Austerity in Greece
I was in Syntagma Square just a little over one year ago.
Like most tourists, I was stuck by the pure visual majesty of Greece. I started crying when the plane landed, the unapologetic blue of the Mediterranean Sea lapping against the most dramatic mountains and hills, as the sun set glistened over the tiny airport. Each subway station is a tiny museum–decorated with the pottery and ancient ruins that were unearthed as the subway was constructed.
Greece is romanticized. Greece is what is old, what is classic. Greece is mythology and the ruins that provided the background of those stories standing over the same deep, blue sea that has seen it all.
Greece is the small stands in Syntagma Square and Omonoia Square, desperately trying to sell worry beads and pottery pieces, selling the Greece of days gone by to the tourists who have come for the warm climate and photo opportunities next to ruins, and could care less about austerity measures.

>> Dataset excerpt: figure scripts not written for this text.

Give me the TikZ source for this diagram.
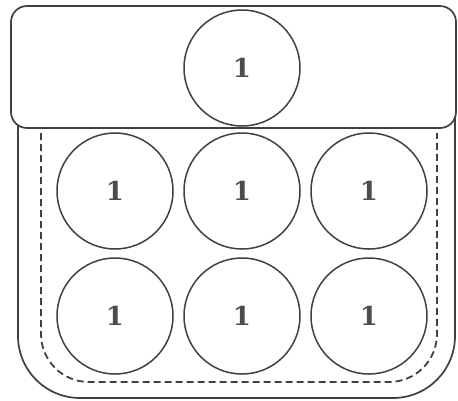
\documentclass[tikz,border=0pt]{standalone}
\usepackage{amssymb}
\usepackage{mathtools}
\usepackage{color}
\usepackage{fontspec}
\newfontfamily\podfont{DejaVu Serif}

\begin{document}
\begin{tikzpicture}[x=1pt,y=-1pt,line width=1.7pt,
        pod/.style={shape=circle,draw=black!75,line width=1.5pt,minimum size=116pt,inner sep=0pt,
            font=\podfont\fontsize{26}{28}\selectfont\bfseries,text=black!70}]
        \useasboundingbox (0,0) rectangle (458,400);

        \draw[black!75,rounded corners=62pt] (18,110) -- (18,398) -- (455,398) -- (455,110);
        \draw[black!75,dash pattern=on 7pt off 4pt,line width=1.8pt,rounded corners=48pt]
            (41,133) -- (41,382) -- (437,382) -- (437,133);
        \draw[black!75,fill=white,rounded corners=16pt] (11,6) rectangle (456,128);

        \node[pod] (A) at (242,68) {1};
        \node[pod] (B) at (115,191) {1};
        \node[pod] (C) at (242,191) {1};
        \node[pod] (D) at (369,191) {1};
        \node[pod] (E) at (115,316) {1};
        \node[pod] (F) at (242,316) {1};
        \node[pod] (G) at (369,316) {1};
    \end{tikzpicture}
\end{document}
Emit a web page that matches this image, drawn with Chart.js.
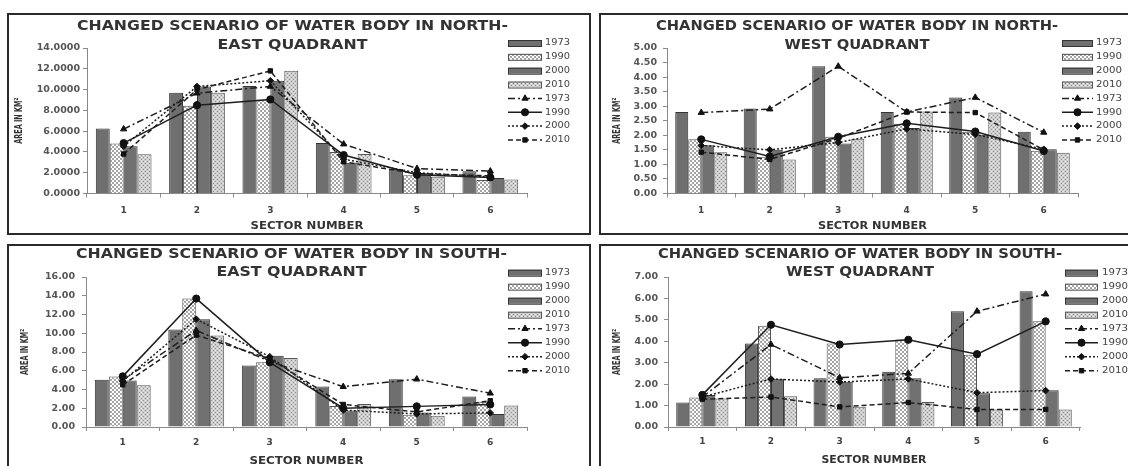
<!DOCTYPE html>
<html><head><meta charset="utf-8">
<script src="https://cdn.jsdelivr.net/npm/chart.js@4.4.1/dist/chart.umd.min.js"></script>
<style>
body{margin:0;background:#fff;width:1128px;height:466px;overflow:hidden;position:relative}
.box{position:absolute;border:2px solid #2a2a2a;box-sizing:border-box}
canvas{position:absolute}
</style></head><body>
<div class="box" style="left:7px;top:13px;width:584px;height:222px"></div>
<div class="box" style="left:599px;top:13px;width:540px;height:222px"></div>
<div class="box" style="left:7px;top:244px;width:584px;height:232px"></div>
<div class="box" style="left:599px;top:244px;width:540px;height:232px"></div>
<canvas id="ne" width="580" height="218" style="left:9px;top:15px"></canvas>
<canvas id="nw" width="527" height="218" style="left:601px;top:15px"></canvas>
<canvas id="se" width="580" height="220" style="left:9px;top:246px"></canvas>
<canvas id="sw" width="527" height="220" style="left:601px;top:246px"></canvas>
<script>
// ---------- data ----------
const sectorLabels = ['1','2','3','4','5','6'];
const yearLabels = ['1973','1990','2000','2010'];

// North-East quadrant
const neBars1973 = [6.25, 9.70, 10.35, 4.85, 2.35, 2.15];
const neBars1990 = [4.80, 8.45, 9.05, 4.00, 1.75, 1.30];
const neBars2000 = [4.55, 10.30, 10.85, 2.95, 1.95, 1.50];
const neBars2010 = [3.78, 9.70, 11.80, 3.80, 1.60, 1.35];
const neLine1973 = [6.20, 9.65, 10.30, 4.75, 2.40, 2.15];
const neLine1990 = [4.85, 8.50, 9.05, 3.70, 1.80, 1.55];
const neLine2000 = [4.55, 10.30, 10.85, 3.30, 2.00, 1.60];
const neLine2010 = [3.80, 10.00, 11.80, 3.05, 1.90, 1.70];

// North-West quadrant
const nwBars1973 = [2.80, 2.92, 4.37, 2.80, 3.30, 2.12];
const nwBars1990 = [1.86, 1.25, 1.95, 2.40, 2.12, 1.47];
const nwBars2000 = [1.66, 1.50, 1.72, 2.25, 2.02, 1.52];
const nwBars2010 = [1.42, 1.17, 1.88, 2.82, 2.78, 1.40];
const nwLine1973 = [2.78, 2.90, 4.37, 2.80, 3.30, 2.10];
const nwLine1990 = [1.86, 1.27, 1.95, 2.41, 2.13, 1.46];
const nwLine2000 = [1.65, 1.50, 1.75, 2.22, 2.03, 1.52];
const nwLine2010 = [1.42, 1.17, 1.90, 2.80, 2.78, 1.50];

// South-East quadrant
const seBars1973 = [5.05, 10.40, 6.55, 4.32, 5.10, 3.25];
const seBars1990 = [5.40, 13.70, 6.90, 2.25, 1.30, 2.70];
const seBars2000 = [4.95, 11.50, 7.60, 1.75, 1.55, 1.40];
const seBars2010 = [4.45, 9.75, 7.35, 2.45, 1.20, 2.30];
const seLine1973 = [5.00, 10.30, 7.00, 4.30, 5.10, 3.60];
const seLine1990 = [5.40, 13.70, 6.90, 2.00, 2.20, 2.40];
const seLine2000 = [4.90, 11.50, 7.50, 1.80, 1.40, 1.50];
const seLine2010 = [4.50, 9.80, 7.30, 2.40, 1.60, 2.80];

// South-West quadrant
const swBars1973 = [1.14, 3.90, 2.27, 2.58, 5.40, 6.34];
const swBars1990 = [1.38, 4.73, 3.90, 4.08, 3.37, 4.93];
const swBars2000 = [1.49, 2.25, 2.11, 2.27, 1.57, 1.72];
const swBars2010 = [1.33, 1.44, 0.94, 1.17, 0.82, 0.82];
const swLine1973 = [1.40, 3.85, 2.30, 2.50, 5.40, 6.20];
const swLine1990 = [1.50, 4.77, 3.85, 4.07, 3.40, 4.93];
const swLine2000 = [1.40, 2.24, 2.10, 2.24, 1.60, 1.70];
const swLine2010 = [1.30, 1.40, 0.94, 1.14, 0.82, 0.82];

// axis ranges / tick labels
const neAxis = {max: 14, step: 2, decimals: 4};
const nwAxis = {max: 5, step: 0.5, decimals: 2};
const seAxis = {max: 16, step: 2, decimals: 2};
const swAxis = {max: 7, step: 1, decimals: 2};

const neTitle = ['CHANGED SCENARIO OF WATER BODY IN NORTH-', 'EAST QUADRANT'];
const nwTitle = ['CHANGED SCENARIO OF WATER BODY IN NORTH-', 'WEST QUADRANT'];
const seTitle = ['CHANGED SCENARIO OF WATER BODY IN SOUTH-', 'EAST QUADRANT'];
const swTitle = ['CHANGED SCENARIO OF WATER BODY IN SOUTH-', 'WEST QUADRANT'];
const xTitle = 'SECTOR NUMBER';
const yTitle = 'AREA IN KM\u00B2';

// ---------- styles ----------
function makePattern(kind){
  const c = document.createElement('canvas');
  c.width = 4; c.height = 4;
  const x = c.getContext('2d');
  if (kind === 'cross'){
    x.fillStyle = '#ffffff'; x.fillRect(0,0,4,4);
    x.fillStyle = '#a4a4a4';
    for (let i=0;i<4;i++){ x.fillRect(i,i,1,1); x.fillRect(3-i,i,1,1); }
  } else {
    x.fillStyle = '#cdcdcd'; x.fillRect(0,0,4,4);
    x.fillStyle = '#8c8c8c';
    x.fillRect(0,0,1,1); x.fillRect(2,2,1,1);
    x.fillStyle = '#ececec';
    x.fillRect(2,0,1,1); x.fillRect(0,2,1,1);
  }
  return x.createPattern(c, 'repeat');
}
const patCross = makePattern('cross');
const patDots = makePattern('dots');
const barStyles = [
  {bg:'#6f6f6f', border:'#333333'},
  {bg:patCross, border:'#555555'},
  {bg:'#717171', border:'#333333'},
  {bg:patDots, border:'#555555'}
];
const lineStyles = [
  {dash:[7,3,2,3], pt:'triangle', r:3.6},
  {dash:[], pt:'circle', r:3.6},
  {dash:[2,2], pt:'rectRot', r:3.3},
  {dash:[5,3], pt:'rect', r:3.1}
];

function fitText(ctx, txt, x, y, w, font, align){
  ctx.save();
  ctx.font = font;
  const m = ctx.measureText(txt).width;
  ctx.translate(x, y);
  ctx.scale(w / m, 1);
  ctx.textBaseline = 'middle';
  ctx.textAlign = align || 'center';
  ctx.fillText(txt, 0, 0);
  ctx.restore();
}

function buildChart(cfg){
  const ds = [];
  cfg.bars.forEach((arr,i)=>ds.push({
    type:'bar', label:yearLabels[i], data:arr,
    backgroundColor:barStyles[i].bg, borderColor:barStyles[i].border, borderWidth:1,
    categoryPercentage:0.76, barPercentage:1.0, order:2
  }));
  cfg.lines.forEach((arr,i)=>ds.push({
    type:'line', label:yearLabels[i], data:arr,
    borderColor:'#1e1e1e', borderWidth:1.5, borderDash:lineStyles[i].dash,
    pointStyle:lineStyles[i].pt, pointRadius:lineStyles[i].r,
    pointBackgroundColor:'#111', pointBorderColor:'#111', pointBorderWidth:1,
    fill:false, tension:0, order:1
  }));

  const textPlugin = {
    id:'panelText',
    afterDraw(chart){
      const ctx = chart.ctx, ca = chart.chartArea;
      ctx.save();
      ctx.fillStyle = '#333';
      cfg.title.forEach((t,i)=>fitText(ctx, t, cfg.tX, cfg.tY[i], cfg.tW[i], 'bold 13.5px "DejaVu Sans"'));
      fitText(ctx, xTitle, (ca.left+ca.right)/2, cfg.xtY, cfg.xtW, 'bold 10px "DejaVu Sans"');
      ctx.save();
      ctx.translate(cfg.ytX, (ca.top+ca.bottom)/2);
      ctx.rotate(-Math.PI/2);
      fitText(ctx, yTitle, 0, 0, 46, 'bold 10.5px "DejaVu Sans"');
      ctx.restore();
      // legend
      chart.data.datasets.forEach((d,i)=>{
        const y = cfg.lgY + i*cfg.lgStep;
        const x0 = cfg.lgX, w = cfg.lgW;
        if (d.type === 'bar'){
          ctx.fillStyle = d.backgroundColor;
          ctx.fillRect(x0, y-3, w, 6);
          ctx.strokeStyle = d.borderColor; ctx.lineWidth = 1;
          ctx.strokeRect(x0+0.5, y-3+0.5, w-1, 6);
        } else {
          const ls = lineStyles[i-4];
          ctx.strokeStyle = '#1e1e1e'; ctx.lineWidth = 1.5;
          ctx.setLineDash(ls.dash);
          ctx.beginPath(); ctx.moveTo(x0, y); ctx.lineTo(x0+w, y); ctx.stroke();
          ctx.setLineDash([]);
          ctx.fillStyle = '#111'; ctx.strokeStyle = '#111'; ctx.lineWidth = 1;
          Chart.helpers.drawPoint(ctx, {pointStyle:ls.pt, radius:ls.r, rotation:0, borderWidth:1}, x0+w/2, y);
        }
        ctx.fillStyle = '#444';
        fitText(ctx, d.label, cfg.lgTX, y, cfg.lgTW, '9px "DejaVu Sans"', 'left');
      });
      ctx.restore();
    }
  };

  const tickFont = {family:'DejaVu Sans', size:9.5, weight:'bold'};
  new Chart(document.getElementById(cfg.id), {
    type:'bar',
    data:{labels:sectorLabels, datasets:ds},
    options:{
      responsive:false, animation:false,
      layout:{padding:{top:cfg.top, right:cfg.right, left:0, bottom:0}},
      plugins:{legend:{display:false}, tooltip:{enabled:false}, title:{display:false}},
      scales:{
        x:{
          grid:{display:true, drawOnChartArea:false, drawTicks:true, tickLength:4, color:'#8a8a8a', offset:true},
          border:{display:true, color:'#8a8a8a', width:1},
          ticks:{font:{family:'DejaVu Sans', size:9, weight:'bold'}, color:'#444', padding:cfg.xPad, maxRotation:0},
          afterFit:s=>{s.height = cfg.xH;}
        },
        y:{
          min:0, max:cfg.axis.max,
          ticks:{stepSize:cfg.axis.step, callback:v=>Number(v).toFixed(cfg.axis.decimals), font:tickFont, color:'#555', padding:cfg.yPad},
          grid:{display:true, drawOnChartArea:false, drawTicks:true, tickLength:4, color:'#8a8a8a'},
          border:{display:true, color:'#8a8a8a', width:1},
          afterFit:s=>{s.width = cfg.yW;}
        }
      }
    },
    plugins:[textPlugin]
  });
}

buildChart({id:'ne', bars:[neBars1973,neBars1990,neBars2000,neBars2010], lines:[neLine1973,neLine1990,neLine2000,neLine2010],
  axis:neAxis, title:neTitle, top:33, right:62, yW:78, xH:39.5, xPad:8, yPad:3,
  tX:283.5, tY:[11,30], tW:[431,150], xtY:211.5, xtW:113, ytX:10,
  lgX:499, lgW:34, lgTX:536, lgTW:25, lgY:28, lgStep:13.85});
buildChart({id:'nw', bars:[nwBars1973,nwBars1990,nwBars2000,nwBars2010], lines:[nwLine1973,nwLine1990,nwLine2000,nwLine2010],
  axis:nwAxis, title:nwTitle, top:33, right:50, yW:66, xH:39.5, xPad:8, yPad:6,
  tX:256, tY:[11,30], tW:[402,145], xtY:211.5, xtW:109, ytX:16,
  lgX:461, lgW:31, lgTX:495, lgTW:26, lgY:28, lgStep:13.85});
buildChart({id:'se', bars:[seBars1973,seBars1990,seBars2000,seBars2010], lines:[seLine1973,seLine1990,seLine2000,seLine2010],
  axis:seAxis, title:seTitle, top:31, right:62, yW:77, xH:39, xPad:6, yPad:7,
  tX:282.5, tY:[8.5,26.5], tW:[431,150], xtY:215, xtW:114, ytX:16,
  lgX:499, lgW:34, lgTX:536, lgTW:25, lgY:26.7, lgStep:14});
buildChart({id:'sw', bars:[swBars1973,swBars1990,swBars2000,swBars2010], lines:[swLine1973,swLine1990,swLine2000,swLine2010],
  axis:swAxis, title:swTitle, top:31, right:48, yW:67, xH:39, xPad:5, yPad:6,
  tX:259, tY:[8.5,26.5], tW:[404,148], xtY:214, xtW:105, ytX:16,
  lgX:464, lgW:33, lgTX:501, lgTW:26, lgY:26.7, lgStep:14});
</script>
</body></html>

It was rumbling underneath the ruins then–but there was a dramatic difference in the price of goods as compared to western Europe, depending on marketing an image of Greek key designs and worry beads to the tourists who keep the economy afloat.
On Sunday, the public squares that sell these images–images of a Greece far goneby–were filled with teargas, riot police, and 100 (officially reported) injured, and miraculously no one dead. The people were rioting against the latest set of austerity measures–budget cuts that would devastate an already devastated economy, fighting riot police and screaming because there was nothing else that they could do and they have nothing more to lose.
If you search “Greece Protests” or “Greece Austerity Measures” or “Greece Parliament,” the results will be news stories that describe what will happen to the euro, now that the austerity bill and the spending cuts have passed the Greek Parliament. You will find what will happen to economies in Asia. You will find what will happen to the Australian economy. You will find pictures of Athens on fire, burning without rhyme, reason or back story.
Athens is burning, because Greece is trying to avoid a default with a bailout that will qualify for loans and pay creditors off the backs of the people. Since this past summer, 60,000 businesses have closed. Unemployment in the country is over 20%–and is almost 50% for the youth. The minimum wage is going to be cut by 22% for most workers, and by 32% for young workers–did I mention that 50% of them are already unemployed? Monthly pensions will be cut by 20%. 30,000 public workers’ jobs will be suspended. Most of these workers already haven’t been paid in months.
The pictures of Athens burning feel closer now–I have pictures of riot cops wearing the same gear without the Greek letters right here in New York City. I have pictures of the rolling hills of Greece, the Mediterranean Sea, the ruins, the square, the streets. I have memories of the agony around the debt ceiling, here, in this country–balancing the budget on the backs of the most vulnerable, refusing to cut money that funds the needs of the elites or tries to prove the worth of our asinine wars over seas.
In a city where democracy was executed as a process–counting every piece of pottery, making sure that every vote was included–so long ago, selling the images of this idealized time, crystallized in the past yet immortalized for the imagination of the present, the democratic process is being ignored–reserved for the hands of the elite, ignoring the lives of those who are not elite (and carefully making sure that the news wires do the same)–so Athens has become a war zone, looting the shops and filling the squares with tear gas and fire, closing all exits and arming themselves against the riot police, the armies of the state that ignores their needs.
Athens is burning. And it probably wont be the first.
Do you mean that Athens will continue to burn? Or that this stuff is heading to other countries? Because I bet it’s both.